日本からシンガポール拠点への出向者の場合、日本での労務契約・福利厚生条件がそのままで適用されて、シンガポールでの個別の労働契約・条件が特に定められていない場合も多くあります。例えば、日本の労働基準では、完全有給の外来疾病休暇が年14日間(入院は60日)も与えられていないことがほとんどですが、このままの基準をシンガポールで適用し続けた場合は改正後のシンガポール基準に適合しないことになります。

シンガポール人PMEや永住権をもつ外国人PMEを雇用している日系企業は大多数です。ローカルPME従業員との間の既存の雇用契約が、改正後の基準を満たすかどうかは確認しておくべきです。
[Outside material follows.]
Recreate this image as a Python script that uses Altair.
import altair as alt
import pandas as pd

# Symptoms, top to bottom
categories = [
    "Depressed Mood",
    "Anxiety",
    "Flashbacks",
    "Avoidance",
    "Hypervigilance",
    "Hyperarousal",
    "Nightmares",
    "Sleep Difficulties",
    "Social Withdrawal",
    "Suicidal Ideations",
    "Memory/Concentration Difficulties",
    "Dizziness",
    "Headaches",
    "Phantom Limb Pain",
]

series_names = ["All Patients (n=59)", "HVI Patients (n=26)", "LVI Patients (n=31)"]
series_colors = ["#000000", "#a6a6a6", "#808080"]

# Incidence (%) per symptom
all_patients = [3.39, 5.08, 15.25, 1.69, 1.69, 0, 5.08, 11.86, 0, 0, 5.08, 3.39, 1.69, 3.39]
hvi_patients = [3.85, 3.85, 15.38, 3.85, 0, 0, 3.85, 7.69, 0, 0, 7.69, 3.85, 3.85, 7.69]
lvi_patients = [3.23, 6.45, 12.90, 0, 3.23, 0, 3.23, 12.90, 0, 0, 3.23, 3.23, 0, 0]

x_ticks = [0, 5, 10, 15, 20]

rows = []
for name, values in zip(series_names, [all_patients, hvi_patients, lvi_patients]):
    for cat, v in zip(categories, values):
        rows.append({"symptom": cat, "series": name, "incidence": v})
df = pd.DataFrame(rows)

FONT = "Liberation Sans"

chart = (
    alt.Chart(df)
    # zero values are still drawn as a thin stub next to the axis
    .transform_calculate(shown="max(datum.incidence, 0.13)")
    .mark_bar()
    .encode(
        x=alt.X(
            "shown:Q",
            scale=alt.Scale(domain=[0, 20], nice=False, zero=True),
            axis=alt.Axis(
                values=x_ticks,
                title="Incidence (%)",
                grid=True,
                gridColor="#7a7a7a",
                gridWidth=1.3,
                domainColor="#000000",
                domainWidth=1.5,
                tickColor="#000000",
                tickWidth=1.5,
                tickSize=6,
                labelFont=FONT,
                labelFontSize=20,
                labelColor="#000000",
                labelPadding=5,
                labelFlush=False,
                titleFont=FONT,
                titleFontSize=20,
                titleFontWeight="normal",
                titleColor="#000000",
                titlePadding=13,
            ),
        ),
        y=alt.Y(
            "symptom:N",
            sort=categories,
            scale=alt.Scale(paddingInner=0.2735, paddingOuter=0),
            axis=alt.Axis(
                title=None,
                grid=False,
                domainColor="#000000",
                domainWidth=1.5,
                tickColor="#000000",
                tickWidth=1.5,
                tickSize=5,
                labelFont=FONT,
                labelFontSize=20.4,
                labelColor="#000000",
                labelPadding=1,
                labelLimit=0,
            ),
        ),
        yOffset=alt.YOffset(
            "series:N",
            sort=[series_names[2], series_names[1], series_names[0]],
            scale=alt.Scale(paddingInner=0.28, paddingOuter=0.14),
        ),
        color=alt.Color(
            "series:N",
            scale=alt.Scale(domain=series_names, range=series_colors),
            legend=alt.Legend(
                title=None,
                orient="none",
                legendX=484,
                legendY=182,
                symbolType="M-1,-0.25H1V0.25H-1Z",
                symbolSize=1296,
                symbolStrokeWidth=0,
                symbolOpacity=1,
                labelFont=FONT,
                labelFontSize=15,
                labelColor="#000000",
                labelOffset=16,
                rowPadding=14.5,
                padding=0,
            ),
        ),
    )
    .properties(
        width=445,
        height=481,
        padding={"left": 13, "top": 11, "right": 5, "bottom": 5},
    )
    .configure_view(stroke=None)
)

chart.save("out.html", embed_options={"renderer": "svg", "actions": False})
例えば、法定休暇の「日数」に限ってみると、当地では極めて標準的ですのでこれを改定しなければならない会社は多くないと思われますが、併せて、他の休暇関連規定、例えば、退職時(懲戒解雇除く)の未消化有給の買取り義務、有給給与の日割りレート計算(グロスレートでなければならない)の規定などは標準的とまではいえません。改正後は、これらの関連規定も含めて雇用法への適合性を満たさなければなりません。

他の注意点としては手続き面です。契約書面の改定にとどまらず、実際の休暇申請や承認手続が明確かつ実行可能なことも確認すべきです。例えば、改正法では短期の疾病休暇の取得にも医師の証明書を要する規定があり、改正後駐在員やPMEに対しても適用されます。外来の診断書取得は日本では一般的でなく、駐在員には周知が必要です。また、医師の証明書取得に必要な診察費用は雇用主に負担義務がある規定もPMEに適用が拡張されますが、会社指定医のリストの整備、診察費用の限度額や請求方法、誰に申請し承認されるべきかなど、社内での具体的な規定や手続き方法についても具体的かつ明白に定めておかなければ管理に支障をきたす可能性があります。不明確な規定や規定の不備が誤解を招いて現場の混乱を生じさせたり、診察費用請求が従業員に悪用されるなどの問題ともなりえます。

上記を含め、雇用法適用対象者がPMEにも拡充されたことに対する企業の対応としては、改正法の下で雇用契約が改正法の最低基準を満たすことの確認(場合によっては雇用契約や就業規則等の改定が必要)に加え、実務的な労務管理手続を整備することも要請されます。違反に対しては罰則も科されます。改正法草案は2018年10月2日付で提出されており、国会承認を経て施行は2019年4月頃に予定されています。